WRITTEN TASK
Keep only the lines of the listing that include the word "chart", and copy them.

RAW DATA
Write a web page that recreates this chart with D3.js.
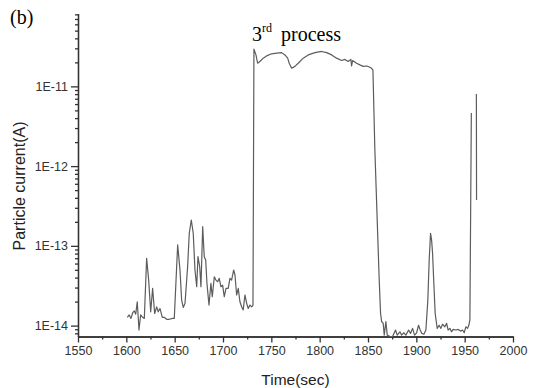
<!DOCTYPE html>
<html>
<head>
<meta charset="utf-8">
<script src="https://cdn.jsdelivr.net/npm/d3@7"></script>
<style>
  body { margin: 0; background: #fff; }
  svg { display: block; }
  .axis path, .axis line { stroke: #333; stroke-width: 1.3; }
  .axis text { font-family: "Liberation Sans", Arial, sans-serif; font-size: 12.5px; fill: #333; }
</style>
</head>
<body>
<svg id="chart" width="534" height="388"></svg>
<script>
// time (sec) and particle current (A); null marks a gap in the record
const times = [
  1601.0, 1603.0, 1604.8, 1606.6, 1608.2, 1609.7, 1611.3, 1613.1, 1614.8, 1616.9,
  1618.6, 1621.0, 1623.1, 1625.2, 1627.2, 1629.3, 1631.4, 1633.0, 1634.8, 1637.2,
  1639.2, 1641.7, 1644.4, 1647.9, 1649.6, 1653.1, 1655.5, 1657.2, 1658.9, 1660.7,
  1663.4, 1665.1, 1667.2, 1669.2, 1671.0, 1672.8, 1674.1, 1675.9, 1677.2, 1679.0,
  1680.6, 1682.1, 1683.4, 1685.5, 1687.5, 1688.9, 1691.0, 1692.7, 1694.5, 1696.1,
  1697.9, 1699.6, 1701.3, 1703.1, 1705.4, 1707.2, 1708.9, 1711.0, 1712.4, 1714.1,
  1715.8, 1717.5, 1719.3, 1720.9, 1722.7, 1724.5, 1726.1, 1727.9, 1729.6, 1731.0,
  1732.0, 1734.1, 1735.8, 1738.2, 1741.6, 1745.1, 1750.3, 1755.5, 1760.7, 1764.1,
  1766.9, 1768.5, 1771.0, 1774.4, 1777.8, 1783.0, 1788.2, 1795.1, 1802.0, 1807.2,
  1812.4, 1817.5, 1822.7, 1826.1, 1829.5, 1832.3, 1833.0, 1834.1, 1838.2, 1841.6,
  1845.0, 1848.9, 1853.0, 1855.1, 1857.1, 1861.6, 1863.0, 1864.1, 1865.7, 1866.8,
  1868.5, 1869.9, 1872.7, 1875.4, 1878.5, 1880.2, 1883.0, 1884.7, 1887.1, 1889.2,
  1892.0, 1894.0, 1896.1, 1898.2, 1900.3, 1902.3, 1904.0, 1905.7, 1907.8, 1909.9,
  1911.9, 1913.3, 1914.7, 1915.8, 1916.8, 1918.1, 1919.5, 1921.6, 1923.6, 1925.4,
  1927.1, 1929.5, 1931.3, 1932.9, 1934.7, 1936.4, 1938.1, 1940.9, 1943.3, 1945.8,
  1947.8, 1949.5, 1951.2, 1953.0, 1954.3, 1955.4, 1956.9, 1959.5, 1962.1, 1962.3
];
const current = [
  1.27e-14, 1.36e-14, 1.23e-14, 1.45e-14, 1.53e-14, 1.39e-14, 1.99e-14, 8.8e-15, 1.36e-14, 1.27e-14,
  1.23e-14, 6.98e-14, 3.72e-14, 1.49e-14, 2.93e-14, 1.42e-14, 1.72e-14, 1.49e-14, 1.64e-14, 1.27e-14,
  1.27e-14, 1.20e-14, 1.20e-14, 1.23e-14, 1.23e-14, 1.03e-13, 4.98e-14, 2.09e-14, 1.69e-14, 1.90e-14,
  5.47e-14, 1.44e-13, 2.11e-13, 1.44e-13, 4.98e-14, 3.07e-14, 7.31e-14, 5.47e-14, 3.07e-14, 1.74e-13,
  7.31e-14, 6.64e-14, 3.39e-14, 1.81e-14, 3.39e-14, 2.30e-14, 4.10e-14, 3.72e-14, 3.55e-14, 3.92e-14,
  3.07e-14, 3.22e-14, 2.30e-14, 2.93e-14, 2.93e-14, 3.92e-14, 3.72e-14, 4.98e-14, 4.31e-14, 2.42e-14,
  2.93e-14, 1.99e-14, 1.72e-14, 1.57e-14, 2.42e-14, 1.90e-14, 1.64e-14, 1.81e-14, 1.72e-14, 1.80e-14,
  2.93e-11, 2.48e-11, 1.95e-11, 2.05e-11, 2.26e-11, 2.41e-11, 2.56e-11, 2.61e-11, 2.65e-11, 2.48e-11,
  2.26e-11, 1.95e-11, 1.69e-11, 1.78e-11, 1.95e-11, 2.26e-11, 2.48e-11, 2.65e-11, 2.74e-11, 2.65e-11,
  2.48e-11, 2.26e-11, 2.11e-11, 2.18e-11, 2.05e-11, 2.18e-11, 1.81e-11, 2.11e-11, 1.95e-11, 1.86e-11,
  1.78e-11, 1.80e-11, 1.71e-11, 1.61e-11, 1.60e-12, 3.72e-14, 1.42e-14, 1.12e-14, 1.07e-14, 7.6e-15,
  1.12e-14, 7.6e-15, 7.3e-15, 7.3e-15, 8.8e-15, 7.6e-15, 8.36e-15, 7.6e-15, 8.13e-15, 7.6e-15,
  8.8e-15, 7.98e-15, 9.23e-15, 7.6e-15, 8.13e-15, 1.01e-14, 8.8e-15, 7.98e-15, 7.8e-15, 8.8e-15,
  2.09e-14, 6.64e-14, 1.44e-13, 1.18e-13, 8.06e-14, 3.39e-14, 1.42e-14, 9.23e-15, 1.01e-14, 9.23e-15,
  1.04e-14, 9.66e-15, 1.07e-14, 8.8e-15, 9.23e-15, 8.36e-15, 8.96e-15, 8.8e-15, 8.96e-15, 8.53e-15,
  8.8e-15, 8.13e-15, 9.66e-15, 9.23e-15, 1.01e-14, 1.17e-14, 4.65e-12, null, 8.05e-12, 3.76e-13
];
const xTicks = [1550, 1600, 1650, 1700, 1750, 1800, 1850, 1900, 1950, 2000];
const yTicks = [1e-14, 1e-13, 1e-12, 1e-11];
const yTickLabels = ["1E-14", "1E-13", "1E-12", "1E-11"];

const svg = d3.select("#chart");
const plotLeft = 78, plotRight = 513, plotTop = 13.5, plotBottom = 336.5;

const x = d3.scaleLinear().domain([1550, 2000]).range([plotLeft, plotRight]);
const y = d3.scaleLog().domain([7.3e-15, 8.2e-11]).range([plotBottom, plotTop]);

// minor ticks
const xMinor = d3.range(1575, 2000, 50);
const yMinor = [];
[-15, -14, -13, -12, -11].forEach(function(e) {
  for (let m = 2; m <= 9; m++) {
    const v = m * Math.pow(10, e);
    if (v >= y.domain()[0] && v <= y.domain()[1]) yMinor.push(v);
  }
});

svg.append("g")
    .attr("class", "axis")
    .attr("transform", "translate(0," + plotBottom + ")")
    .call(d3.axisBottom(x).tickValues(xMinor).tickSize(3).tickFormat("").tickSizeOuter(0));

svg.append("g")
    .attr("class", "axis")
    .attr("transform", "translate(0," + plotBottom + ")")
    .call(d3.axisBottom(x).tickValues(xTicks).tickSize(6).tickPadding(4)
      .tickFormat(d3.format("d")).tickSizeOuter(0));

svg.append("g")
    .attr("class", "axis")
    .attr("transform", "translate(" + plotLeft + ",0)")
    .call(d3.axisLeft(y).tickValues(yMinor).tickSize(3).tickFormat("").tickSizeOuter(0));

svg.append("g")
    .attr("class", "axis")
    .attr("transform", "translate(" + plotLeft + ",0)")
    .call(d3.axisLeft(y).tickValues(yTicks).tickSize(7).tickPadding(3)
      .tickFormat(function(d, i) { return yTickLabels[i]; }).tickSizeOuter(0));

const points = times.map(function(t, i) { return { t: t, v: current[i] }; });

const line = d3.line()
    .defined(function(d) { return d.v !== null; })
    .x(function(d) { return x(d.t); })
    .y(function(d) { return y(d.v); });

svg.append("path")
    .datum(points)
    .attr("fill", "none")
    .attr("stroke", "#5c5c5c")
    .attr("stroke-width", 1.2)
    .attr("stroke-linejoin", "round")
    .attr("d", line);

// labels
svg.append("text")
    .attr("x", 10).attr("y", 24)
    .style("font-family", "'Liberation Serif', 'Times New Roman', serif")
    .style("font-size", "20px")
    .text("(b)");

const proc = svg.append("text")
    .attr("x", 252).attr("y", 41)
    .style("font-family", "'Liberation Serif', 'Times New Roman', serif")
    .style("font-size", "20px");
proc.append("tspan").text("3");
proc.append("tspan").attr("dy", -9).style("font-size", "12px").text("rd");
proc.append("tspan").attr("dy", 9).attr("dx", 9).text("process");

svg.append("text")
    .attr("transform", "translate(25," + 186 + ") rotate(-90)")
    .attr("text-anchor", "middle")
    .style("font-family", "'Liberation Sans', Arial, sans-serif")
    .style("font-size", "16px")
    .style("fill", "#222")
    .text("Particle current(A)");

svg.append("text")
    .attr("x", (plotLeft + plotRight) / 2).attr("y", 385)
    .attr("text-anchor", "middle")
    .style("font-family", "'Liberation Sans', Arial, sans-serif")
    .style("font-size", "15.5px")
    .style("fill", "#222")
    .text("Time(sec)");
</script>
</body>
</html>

THE REPLY
Write a web page that recreates this chart with D3.js.
<svg id="chart" width="534" height="388"></svg>
const svg = d3.select("#chart");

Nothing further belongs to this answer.